→ TASK DESCRIPTION: Exclude the pictures and reproduce the remaining data exactly as written.

— begin RECORD EXCERPTS —

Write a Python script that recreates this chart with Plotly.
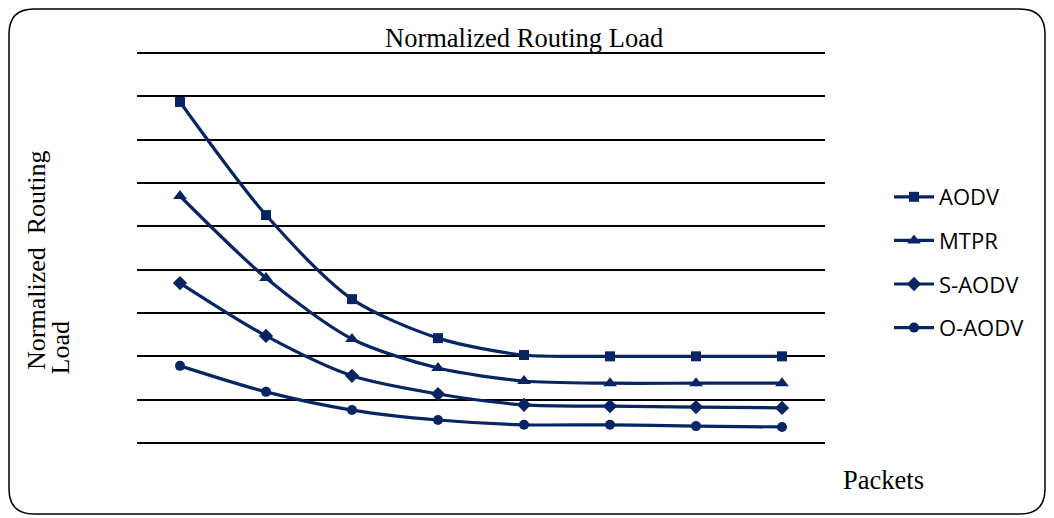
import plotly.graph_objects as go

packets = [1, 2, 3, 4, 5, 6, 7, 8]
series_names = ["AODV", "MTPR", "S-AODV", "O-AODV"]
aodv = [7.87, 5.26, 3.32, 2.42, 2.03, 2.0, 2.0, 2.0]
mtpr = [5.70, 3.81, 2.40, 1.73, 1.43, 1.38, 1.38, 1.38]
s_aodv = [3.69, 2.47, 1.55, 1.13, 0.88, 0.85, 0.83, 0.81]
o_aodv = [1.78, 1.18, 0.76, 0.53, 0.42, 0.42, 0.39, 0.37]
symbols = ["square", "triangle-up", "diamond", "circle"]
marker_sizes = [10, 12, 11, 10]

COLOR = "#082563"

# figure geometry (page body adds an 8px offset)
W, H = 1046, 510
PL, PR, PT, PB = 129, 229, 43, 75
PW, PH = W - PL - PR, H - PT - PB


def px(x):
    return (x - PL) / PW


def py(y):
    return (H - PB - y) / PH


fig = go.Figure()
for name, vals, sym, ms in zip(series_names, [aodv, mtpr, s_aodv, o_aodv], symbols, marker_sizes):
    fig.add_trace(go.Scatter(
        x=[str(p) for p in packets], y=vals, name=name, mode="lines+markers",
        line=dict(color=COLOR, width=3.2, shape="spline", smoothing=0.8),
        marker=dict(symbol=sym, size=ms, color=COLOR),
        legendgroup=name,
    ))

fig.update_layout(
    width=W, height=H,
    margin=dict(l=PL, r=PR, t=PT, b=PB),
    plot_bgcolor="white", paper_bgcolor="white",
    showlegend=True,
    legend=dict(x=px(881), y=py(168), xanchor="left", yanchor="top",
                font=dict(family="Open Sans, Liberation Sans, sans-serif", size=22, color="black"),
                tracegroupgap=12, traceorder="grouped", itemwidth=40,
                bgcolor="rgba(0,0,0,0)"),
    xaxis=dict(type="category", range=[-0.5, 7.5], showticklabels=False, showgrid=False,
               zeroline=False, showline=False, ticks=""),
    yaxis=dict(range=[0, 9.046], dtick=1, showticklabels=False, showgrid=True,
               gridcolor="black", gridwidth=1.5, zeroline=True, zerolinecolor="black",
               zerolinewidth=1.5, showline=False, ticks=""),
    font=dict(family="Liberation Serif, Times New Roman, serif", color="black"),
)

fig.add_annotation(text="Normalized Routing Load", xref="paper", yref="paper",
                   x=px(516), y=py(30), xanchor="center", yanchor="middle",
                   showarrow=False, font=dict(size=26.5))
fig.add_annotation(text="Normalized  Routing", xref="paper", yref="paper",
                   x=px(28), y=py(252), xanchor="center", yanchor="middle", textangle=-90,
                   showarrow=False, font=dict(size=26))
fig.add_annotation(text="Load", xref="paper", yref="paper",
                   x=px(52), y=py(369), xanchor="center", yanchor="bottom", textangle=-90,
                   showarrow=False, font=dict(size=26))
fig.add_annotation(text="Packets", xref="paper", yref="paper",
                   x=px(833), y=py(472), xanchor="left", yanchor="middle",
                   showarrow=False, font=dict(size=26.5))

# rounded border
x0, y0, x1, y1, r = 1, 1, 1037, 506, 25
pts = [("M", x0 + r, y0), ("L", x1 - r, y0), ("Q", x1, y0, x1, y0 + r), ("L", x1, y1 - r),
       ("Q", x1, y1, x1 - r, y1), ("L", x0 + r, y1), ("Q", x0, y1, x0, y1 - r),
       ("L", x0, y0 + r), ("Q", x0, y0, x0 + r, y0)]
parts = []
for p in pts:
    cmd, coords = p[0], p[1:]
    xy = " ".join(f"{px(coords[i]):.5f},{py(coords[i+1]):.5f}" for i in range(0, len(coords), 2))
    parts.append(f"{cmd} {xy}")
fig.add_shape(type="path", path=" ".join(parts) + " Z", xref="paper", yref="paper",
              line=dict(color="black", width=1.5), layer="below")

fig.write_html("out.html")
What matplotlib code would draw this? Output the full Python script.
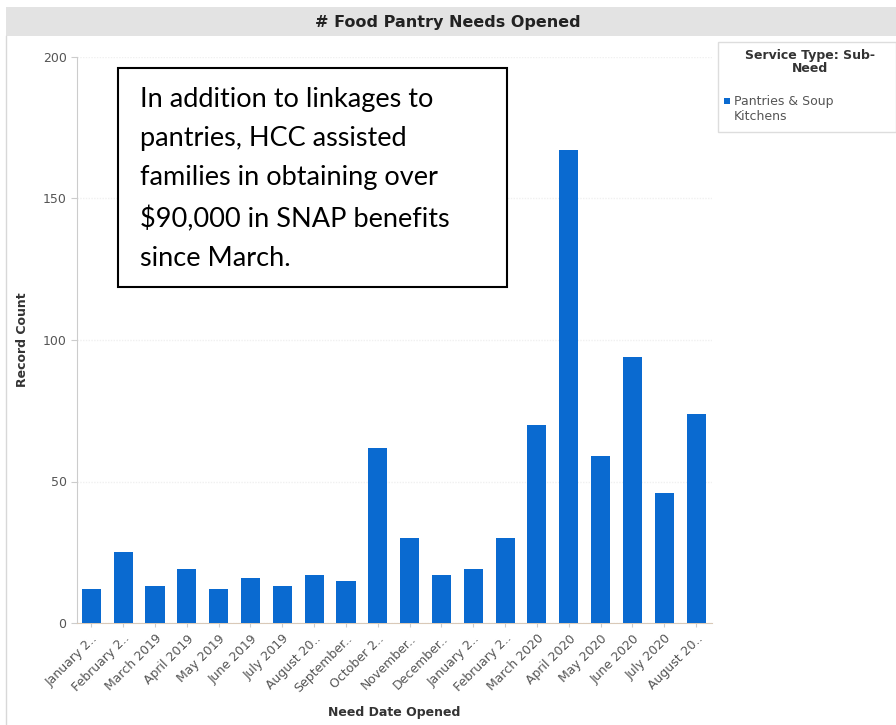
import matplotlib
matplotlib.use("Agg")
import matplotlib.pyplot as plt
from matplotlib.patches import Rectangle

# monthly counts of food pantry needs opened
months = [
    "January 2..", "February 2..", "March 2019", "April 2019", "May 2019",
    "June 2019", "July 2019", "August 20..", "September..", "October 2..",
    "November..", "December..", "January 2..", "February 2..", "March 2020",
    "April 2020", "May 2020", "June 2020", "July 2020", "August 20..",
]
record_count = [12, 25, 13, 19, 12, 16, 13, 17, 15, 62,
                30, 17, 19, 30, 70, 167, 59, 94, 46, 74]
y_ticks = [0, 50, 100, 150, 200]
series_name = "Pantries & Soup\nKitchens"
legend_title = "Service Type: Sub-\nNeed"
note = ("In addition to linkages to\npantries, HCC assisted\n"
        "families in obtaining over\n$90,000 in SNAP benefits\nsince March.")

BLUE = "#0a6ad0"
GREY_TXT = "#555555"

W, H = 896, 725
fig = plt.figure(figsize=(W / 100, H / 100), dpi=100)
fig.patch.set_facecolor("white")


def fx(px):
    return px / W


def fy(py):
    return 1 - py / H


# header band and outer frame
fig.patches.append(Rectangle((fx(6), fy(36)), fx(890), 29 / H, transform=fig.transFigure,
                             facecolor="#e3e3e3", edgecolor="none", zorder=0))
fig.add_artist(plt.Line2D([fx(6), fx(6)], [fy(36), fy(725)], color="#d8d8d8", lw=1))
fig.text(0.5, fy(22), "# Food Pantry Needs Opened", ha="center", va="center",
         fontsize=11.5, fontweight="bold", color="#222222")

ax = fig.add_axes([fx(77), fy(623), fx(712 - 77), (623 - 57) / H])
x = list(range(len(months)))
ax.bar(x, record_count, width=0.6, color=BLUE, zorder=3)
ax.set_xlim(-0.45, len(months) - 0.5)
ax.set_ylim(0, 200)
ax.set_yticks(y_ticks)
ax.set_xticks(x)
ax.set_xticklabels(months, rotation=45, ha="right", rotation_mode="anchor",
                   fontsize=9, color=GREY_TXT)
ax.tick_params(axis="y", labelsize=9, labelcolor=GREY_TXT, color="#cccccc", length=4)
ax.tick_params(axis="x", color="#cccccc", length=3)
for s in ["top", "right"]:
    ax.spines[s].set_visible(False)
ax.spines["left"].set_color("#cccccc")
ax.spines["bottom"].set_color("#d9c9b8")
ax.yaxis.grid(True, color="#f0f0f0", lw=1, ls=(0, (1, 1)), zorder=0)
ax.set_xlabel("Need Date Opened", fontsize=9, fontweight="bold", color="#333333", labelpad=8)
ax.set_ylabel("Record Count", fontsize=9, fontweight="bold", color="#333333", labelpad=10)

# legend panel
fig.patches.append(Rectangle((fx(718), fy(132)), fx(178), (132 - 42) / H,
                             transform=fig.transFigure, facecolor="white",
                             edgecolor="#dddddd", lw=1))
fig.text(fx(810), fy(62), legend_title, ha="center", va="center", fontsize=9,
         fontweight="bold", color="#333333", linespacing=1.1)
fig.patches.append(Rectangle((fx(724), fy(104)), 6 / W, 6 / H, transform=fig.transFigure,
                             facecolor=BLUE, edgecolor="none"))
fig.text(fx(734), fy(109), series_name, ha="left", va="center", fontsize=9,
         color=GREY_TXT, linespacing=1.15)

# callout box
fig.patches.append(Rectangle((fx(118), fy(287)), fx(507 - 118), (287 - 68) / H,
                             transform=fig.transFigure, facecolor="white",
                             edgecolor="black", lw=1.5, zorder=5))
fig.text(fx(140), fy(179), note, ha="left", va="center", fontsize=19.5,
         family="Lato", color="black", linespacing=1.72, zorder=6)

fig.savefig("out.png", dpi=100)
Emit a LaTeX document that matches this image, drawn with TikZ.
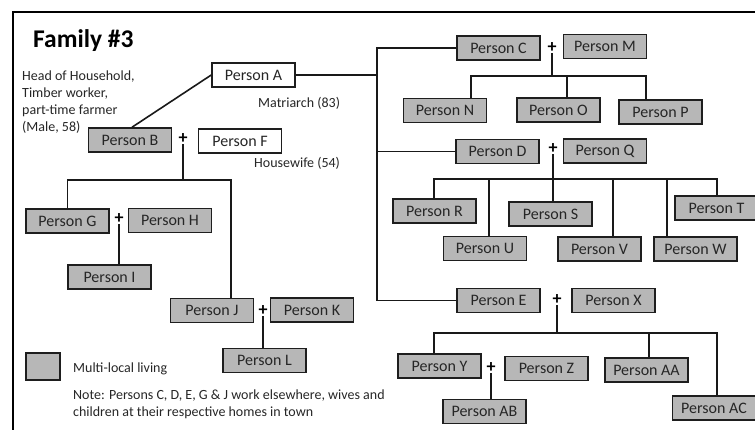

— end RECORD EXCERPTS —

→ FINISHED TASK:
Write a Python script that recreates this chart with Plotly.
import plotly.graph_objects as go

packets = [1, 2, 3, 4, 5, 6, 7, 8]
series_names = ["AODV", "MTPR", "S-AODV", "O-AODV"]
aodv = [7.87, 5.26, 3.32, 2.42, 2.03, 2.0, 2.0, 2.0]
mtpr = [5.70, 3.81, 2.40, 1.73, 1.43, 1.38, 1.38, 1.38]
s_aodv = [3.69, 2.47, 1.55, 1.13, 0.88, 0.85, 0.83, 0.81]
o_aodv = [1.78, 1.18, 0.76, 0.53, 0.42, 0.42, 0.39, 0.37]
symbols = ["square", "triangle-up", "diamond", "circle"]
marker_sizes = [10, 12, 11, 10]

COLOR = "#082563"

# figure geometry (page body adds an 8px offset)
W, H = 1046, 510
PL, PR, PT, PB = 129, 229, 43, 75
PW, PH = W - PL - PR, H - PT - PB


def px(x):
    return (x - PL) / PW


def py(y):
    return (H - PB - y) / PH


fig = go.Figure()
for name, vals, sym, ms in zip(series_names, [aodv, mtpr, s_aodv, o_aodv], symbols, marker_sizes):
    fig.add_trace(go.Scatter(
        x=[str(p) for p in packets], y=vals, name=name, mode="lines+markers",
        line=dict(color=COLOR, width=3.2, shape="spline", smoothing=0.8),
        marker=dict(symbol=sym, size=ms, color=COLOR),
        legendgroup=name,
    ))

fig.update_layout(
    width=W, height=H,
    margin=dict(l=PL, r=PR, t=PT, b=PB),
    plot_bgcolor="white", paper_bgcolor="white",
    showlegend=True,
    legend=dict(x=px(881), y=py(168), xanchor="left", yanchor="top",
                font=dict(family="Open Sans, Liberation Sans, sans-serif", size=22, color="black"),
                tracegroupgap=12, traceorder="grouped", itemwidth=40,
                bgcolor="rgba(0,0,0,0)"),
    xaxis=dict(type="category", range=[-0.5, 7.5], showticklabels=False, showgrid=False,
               zeroline=False, showline=False, ticks=""),
    yaxis=dict(range=[0, 9.046], dtick=1, showticklabels=False, showgrid=True,
               gridcolor="black", gridwidth=1.5, zeroline=True, zerolinecolor="black",
               zerolinewidth=1.5, showline=False, ticks=""),
    font=dict(family="Liberation Serif, Times New Roman, serif", color="black"),
)

fig.add_annotation(text="Normalized Routing Load", xref="paper", yref="paper",
                   x=px(516), y=py(30), xanchor="center", yanchor="middle",
                   showarrow=False, font=dict(size=26.5))
fig.add_annotation(text="Normalized  Routing", xref="paper", yref="paper",
                   x=px(28), y=py(252), xanchor="center", yanchor="middle", textangle=-90,
                   showarrow=False, font=dict(size=26))
fig.add_annotation(text="Load", xref="paper", yref="paper",
                   x=px(52), y=py(369), xanchor="center", yanchor="bottom", textangle=-90,
                   showarrow=False, font=dict(size=26))
fig.add_annotation(text="Packets", xref="paper", yref="paper",
                   x=px(833), y=py(472), xanchor="left", yanchor="middle",
                   showarrow=False, font=dict(size=26.5))

# rounded border
x0, y0, x1, y1, r = 1, 1, 1037, 506, 25
pts = [("M", x0 + r, y0), ("L", x1 - r, y0), ("Q", x1, y0, x1, y0 + r), ("L", x1, y1 - r),
       ("Q", x1, y1, x1 - r, y1), ("L", x0 + r, y1), ("Q", x0, y1, x0, y1 - r),
       ("L", x0, y0 + r), ("Q", x0, y0, x0 + r, y0)]
parts = []
for p in pts:
    cmd, coords = p[0], p[1:]
    xy = " ".join(f"{px(coords[i]):.5f},{py(coords[i+1]):.5f}" for i in range(0, len(coords), 2))
    parts.append(f"{cmd} {xy}")
fig.add_shape(type="path", path=" ".join(parts) + " Z", xref="paper", yref="paper",
              line=dict(color="black", width=1.5), layer="below")

fig.write_html("out.html")
What matplotlib code would draw this? Output the full Python script.
import matplotlib
matplotlib.use("Agg")
import matplotlib.pyplot as plt
from matplotlib.patches import Rectangle

# monthly counts of food pantry needs opened
months = [
    "January 2..", "February 2..", "March 2019", "April 2019", "May 2019",
    "June 2019", "July 2019", "August 20..", "September..", "October 2..",
    "November..", "December..", "January 2..", "February 2..", "March 2020",
    "April 2020", "May 2020", "June 2020", "July 2020", "August 20..",
]
record_count = [12, 25, 13, 19, 12, 16, 13, 17, 15, 62,
                30, 17, 19, 30, 70, 167, 59, 94, 46, 74]
y_ticks = [0, 50, 100, 150, 200]
series_name = "Pantries & Soup\nKitchens"
legend_title = "Service Type: Sub-\nNeed"
note = ("In addition to linkages to\npantries, HCC assisted\n"
        "families in obtaining over\n$90,000 in SNAP benefits\nsince March.")

BLUE = "#0a6ad0"
GREY_TXT = "#555555"

W, H = 896, 725
fig = plt.figure(figsize=(W / 100, H / 100), dpi=100)
fig.patch.set_facecolor("white")


def fx(px):
    return px / W


def fy(py):
    return 1 - py / H


# header band and outer frame
fig.patches.append(Rectangle((fx(6), fy(36)), fx(890), 29 / H, transform=fig.transFigure,
                             facecolor="#e3e3e3", edgecolor="none", zorder=0))
fig.add_artist(plt.Line2D([fx(6), fx(6)], [fy(36), fy(725)], color="#d8d8d8", lw=1))
fig.text(0.5, fy(22), "# Food Pantry Needs Opened", ha="center", va="center",
         fontsize=11.5, fontweight="bold", color="#222222")

ax = fig.add_axes([fx(77), fy(623), fx(712 - 77), (623 - 57) / H])
x = list(range(len(months)))
ax.bar(x, record_count, width=0.6, color=BLUE, zorder=3)
ax.set_xlim(-0.45, len(months) - 0.5)
ax.set_ylim(0, 200)
ax.set_yticks(y_ticks)
ax.set_xticks(x)
ax.set_xticklabels(months, rotation=45, ha="right", rotation_mode="anchor",
                   fontsize=9, color=GREY_TXT)
ax.tick_params(axis="y", labelsize=9, labelcolor=GREY_TXT, color="#cccccc", length=4)
ax.tick_params(axis="x", color="#cccccc", length=3)
for s in ["top", "right"]:
    ax.spines[s].set_visible(False)
ax.spines["left"].set_color("#cccccc")
ax.spines["bottom"].set_color("#d9c9b8")
ax.yaxis.grid(True, color="#f0f0f0", lw=1, ls=(0, (1, 1)), zorder=0)
ax.set_xlabel("Need Date Opened", fontsize=9, fontweight="bold", color="#333333", labelpad=8)
ax.set_ylabel("Record Count", fontsize=9, fontweight="bold", color="#333333", labelpad=10)

# legend panel
fig.patches.append(Rectangle((fx(718), fy(132)), fx(178), (132 - 42) / H,
                             transform=fig.transFigure, facecolor="white",
                             edgecolor="#dddddd", lw=1))
fig.text(fx(810), fy(62), legend_title, ha="center", va="center", fontsize=9,
         fontweight="bold", color="#333333", linespacing=1.1)
fig.patches.append(Rectangle((fx(724), fy(104)), 6 / W, 6 / H, transform=fig.transFigure,
                             facecolor=BLUE, edgecolor="none"))
fig.text(fx(734), fy(109), series_name, ha="left", va="center", fontsize=9,
         color=GREY_TXT, linespacing=1.15)

# callout box
fig.patches.append(Rectangle((fx(118), fy(287)), fx(507 - 118), (287 - 68) / H,
                             transform=fig.transFigure, facecolor="white",
                             edgecolor="black", lw=1.5, zorder=5))
fig.text(fx(140), fy(179), note, ha="left", va="center", fontsize=19.5,
         family="Lato", color="black", linespacing=1.72, zorder=6)

fig.savefig("out.png", dpi=100)
Emit a LaTeX document that matches this image, drawn with TikZ.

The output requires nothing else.